▶ Required work
Give the listing again exactly, omitting its images.

━━ Source excerpt

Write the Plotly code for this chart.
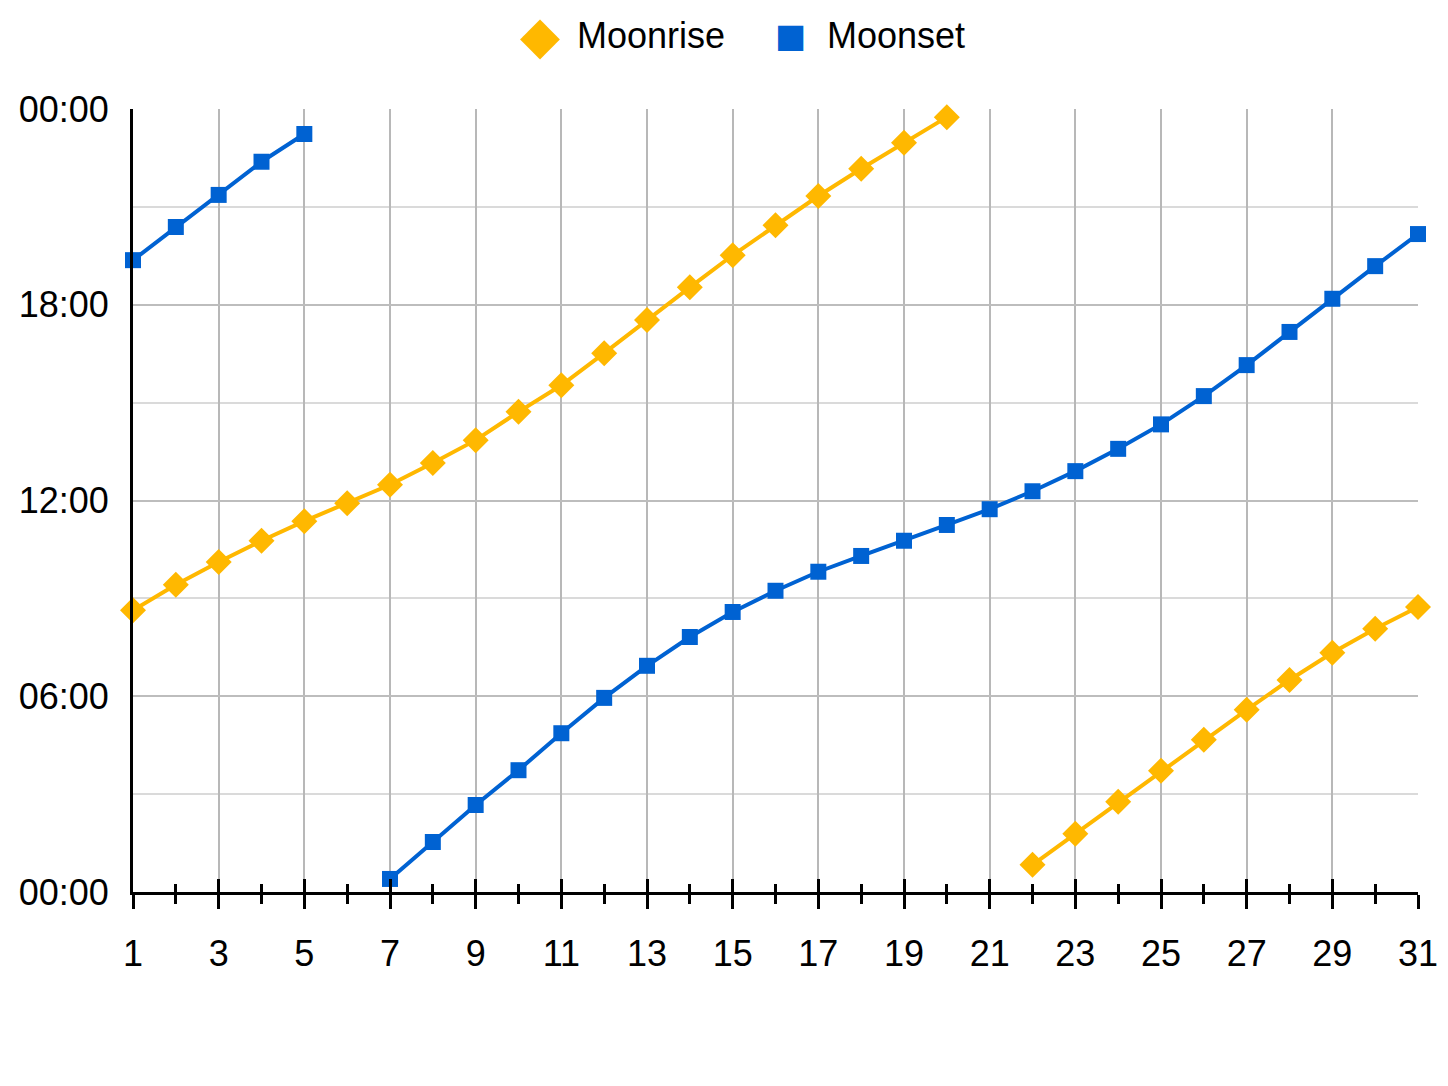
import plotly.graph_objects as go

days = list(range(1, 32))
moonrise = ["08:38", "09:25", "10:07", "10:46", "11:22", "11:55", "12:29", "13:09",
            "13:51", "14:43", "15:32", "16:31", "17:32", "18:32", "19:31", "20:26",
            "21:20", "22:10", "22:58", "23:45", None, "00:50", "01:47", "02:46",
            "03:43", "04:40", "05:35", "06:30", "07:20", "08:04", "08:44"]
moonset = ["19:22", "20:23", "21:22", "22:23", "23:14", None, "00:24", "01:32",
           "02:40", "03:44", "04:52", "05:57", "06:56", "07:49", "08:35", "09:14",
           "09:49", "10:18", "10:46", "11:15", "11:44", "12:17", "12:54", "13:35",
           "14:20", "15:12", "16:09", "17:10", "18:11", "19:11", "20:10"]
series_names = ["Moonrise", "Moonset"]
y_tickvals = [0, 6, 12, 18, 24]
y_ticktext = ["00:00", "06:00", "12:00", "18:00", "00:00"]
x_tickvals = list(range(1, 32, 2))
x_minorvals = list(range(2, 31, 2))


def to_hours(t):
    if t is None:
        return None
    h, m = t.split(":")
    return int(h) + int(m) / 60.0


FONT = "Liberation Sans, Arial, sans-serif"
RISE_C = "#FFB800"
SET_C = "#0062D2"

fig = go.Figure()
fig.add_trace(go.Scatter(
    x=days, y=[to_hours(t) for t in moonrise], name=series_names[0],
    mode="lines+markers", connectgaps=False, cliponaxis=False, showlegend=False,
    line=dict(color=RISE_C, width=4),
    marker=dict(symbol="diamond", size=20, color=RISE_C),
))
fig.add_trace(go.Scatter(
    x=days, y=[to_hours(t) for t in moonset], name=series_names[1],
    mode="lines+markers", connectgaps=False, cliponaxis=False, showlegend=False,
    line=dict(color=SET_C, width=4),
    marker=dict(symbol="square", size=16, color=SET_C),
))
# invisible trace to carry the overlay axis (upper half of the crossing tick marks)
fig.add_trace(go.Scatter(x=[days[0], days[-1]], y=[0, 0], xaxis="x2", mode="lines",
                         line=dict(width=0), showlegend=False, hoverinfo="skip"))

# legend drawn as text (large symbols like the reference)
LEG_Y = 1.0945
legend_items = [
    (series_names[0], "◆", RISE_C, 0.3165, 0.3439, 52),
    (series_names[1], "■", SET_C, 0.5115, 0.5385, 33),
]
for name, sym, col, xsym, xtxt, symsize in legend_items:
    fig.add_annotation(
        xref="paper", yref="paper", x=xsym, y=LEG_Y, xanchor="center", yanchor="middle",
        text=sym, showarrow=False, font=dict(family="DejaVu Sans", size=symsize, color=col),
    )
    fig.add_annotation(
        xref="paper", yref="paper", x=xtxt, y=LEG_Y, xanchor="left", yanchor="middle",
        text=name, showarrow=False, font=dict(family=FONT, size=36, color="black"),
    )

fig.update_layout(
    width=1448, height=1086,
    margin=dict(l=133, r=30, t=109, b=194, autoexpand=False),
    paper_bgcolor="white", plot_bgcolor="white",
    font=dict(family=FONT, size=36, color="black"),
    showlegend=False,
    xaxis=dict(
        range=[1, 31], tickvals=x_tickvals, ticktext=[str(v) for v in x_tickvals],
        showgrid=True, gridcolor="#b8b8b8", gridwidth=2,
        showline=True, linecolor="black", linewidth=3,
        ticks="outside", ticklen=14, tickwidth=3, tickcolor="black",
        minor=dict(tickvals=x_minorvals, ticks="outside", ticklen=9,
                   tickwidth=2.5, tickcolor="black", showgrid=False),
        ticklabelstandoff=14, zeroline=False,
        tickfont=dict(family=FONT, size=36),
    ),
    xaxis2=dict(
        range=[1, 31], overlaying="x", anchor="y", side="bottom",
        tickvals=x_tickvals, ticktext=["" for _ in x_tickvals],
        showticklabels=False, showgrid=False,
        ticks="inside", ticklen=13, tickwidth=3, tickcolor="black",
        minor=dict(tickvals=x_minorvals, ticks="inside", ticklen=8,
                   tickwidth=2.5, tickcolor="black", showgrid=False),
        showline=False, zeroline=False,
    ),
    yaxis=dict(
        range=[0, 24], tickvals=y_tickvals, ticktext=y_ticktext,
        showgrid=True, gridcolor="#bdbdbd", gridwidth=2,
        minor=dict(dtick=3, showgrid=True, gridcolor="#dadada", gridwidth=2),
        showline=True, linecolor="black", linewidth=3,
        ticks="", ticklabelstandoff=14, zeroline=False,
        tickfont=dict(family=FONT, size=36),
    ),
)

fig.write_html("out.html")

━━━━

▶ Response below
Write the Plotly code for this chart.
import plotly.graph_objects as go

days = list(range(1, 32))
moonrise = ["08:38", "09:25", "10:07", "10:46", "11:22", "11:55", "12:29", "13:09",
            "13:51", "14:43", "15:32", "16:31", "17:32", "18:32", "19:31", "20:26",
            "21:20", "22:10", "22:58", "23:45", None, "00:50", "01:47", "02:46",
            "03:43", "04:40", "05:35", "06:30", "07:20", "08:04", "08:44"]
moonset = ["19:22", "20:23", "21:22", "22:23", "23:14", None, "00:24", "01:32",
           "02:40", "03:44", "04:52", "05:57", "06:56", "07:49", "08:35", "09:14",
           "09:49", "10:18", "10:46", "11:15", "11:44", "12:17", "12:54", "13:35",
           "14:20", "15:12", "16:09", "17:10", "18:11", "19:11", "20:10"]
series_names = ["Moonrise", "Moonset"]
y_tickvals = [0, 6, 12, 18, 24]
y_ticktext = ["00:00", "06:00", "12:00", "18:00", "00:00"]
x_tickvals = list(range(1, 32, 2))
x_minorvals = list(range(2, 31, 2))


def to_hours(t):
    if t is None:
        return None
    h, m = t.split(":")
    return int(h) + int(m) / 60.0


FONT = "Liberation Sans, Arial, sans-serif"
RISE_C = "#FFB800"
SET_C = "#0062D2"

fig = go.Figure()
fig.add_trace(go.Scatter(
    x=days, y=[to_hours(t) for t in moonrise], name=series_names[0],
    mode="lines+markers", connectgaps=False, cliponaxis=False, showlegend=False,
    line=dict(color=RISE_C, width=4),
    marker=dict(symbol="diamond", size=20, color=RISE_C),
))
fig.add_trace(go.Scatter(
    x=days, y=[to_hours(t) for t in moonset], name=series_names[1],
    mode="lines+markers", connectgaps=False, cliponaxis=False, showlegend=False,
    line=dict(color=SET_C, width=4),
    marker=dict(symbol="square", size=16, color=SET_C),
))
# invisible trace to carry the overlay axis (upper half of the crossing tick marks)
fig.add_trace(go.Scatter(x=[days[0], days[-1]], y=[0, 0], xaxis="x2", mode="lines",
                         line=dict(width=0), showlegend=False, hoverinfo="skip"))

# legend drawn as text (large symbols like the reference)
LEG_Y = 1.0945
legend_items = [
    (series_names[0], "◆", RISE_C, 0.3165, 0.3439, 52),
    (series_names[1], "■", SET_C, 0.5115, 0.5385, 33),
]
for name, sym, col, xsym, xtxt, symsize in legend_items:
    fig.add_annotation(
        xref="paper", yref="paper", x=xsym, y=LEG_Y, xanchor="center", yanchor="middle",
        text=sym, showarrow=False, font=dict(family="DejaVu Sans", size=symsize, color=col),
    )
    fig.add_annotation(
        xref="paper", yref="paper", x=xtxt, y=LEG_Y, xanchor="left", yanchor="middle",
        text=name, showarrow=False, font=dict(family=FONT, size=36, color="black"),
    )

fig.update_layout(
    width=1448, height=1086,
    margin=dict(l=133, r=30, t=109, b=194, autoexpand=False),
    paper_bgcolor="white", plot_bgcolor="white",
    font=dict(family=FONT, size=36, color="black"),
    showlegend=False,
    xaxis=dict(
        range=[1, 31], tickvals=x_tickvals, ticktext=[str(v) for v in x_tickvals],
        showgrid=True, gridcolor="#b8b8b8", gridwidth=2,
        showline=True, linecolor="black", linewidth=3,
        ticks="outside", ticklen=14, tickwidth=3, tickcolor="black",
        minor=dict(tickvals=x_minorvals, ticks="outside", ticklen=9,
                   tickwidth=2.5, tickcolor="black", showgrid=False),
        ticklabelstandoff=14, zeroline=False,
        tickfont=dict(family=FONT, size=36),
    ),
    xaxis2=dict(
        range=[1, 31], overlaying="x", anchor="y", side="bottom",
        tickvals=x_tickvals, ticktext=["" for _ in x_tickvals],
        showticklabels=False, showgrid=False,
        ticks="inside", ticklen=13, tickwidth=3, tickcolor="black",
        minor=dict(tickvals=x_minorvals, ticks="inside", ticklen=8,
                   tickwidth=2.5, tickcolor="black", showgrid=False),
        showline=False, zeroline=False,
    ),
    yaxis=dict(
        range=[0, 24], tickvals=y_tickvals, ticktext=y_ticktext,
        showgrid=True, gridcolor="#bdbdbd", gridwidth=2,
        minor=dict(dtick=3, showgrid=True, gridcolor="#dadada", gridwidth=2),
        showline=True, linecolor="black", linewidth=3,
        ticks="", ticklabelstandoff=14, zeroline=False,
        tickfont=dict(family=FONT, size=36),
    ),
)

fig.write_html("out.html")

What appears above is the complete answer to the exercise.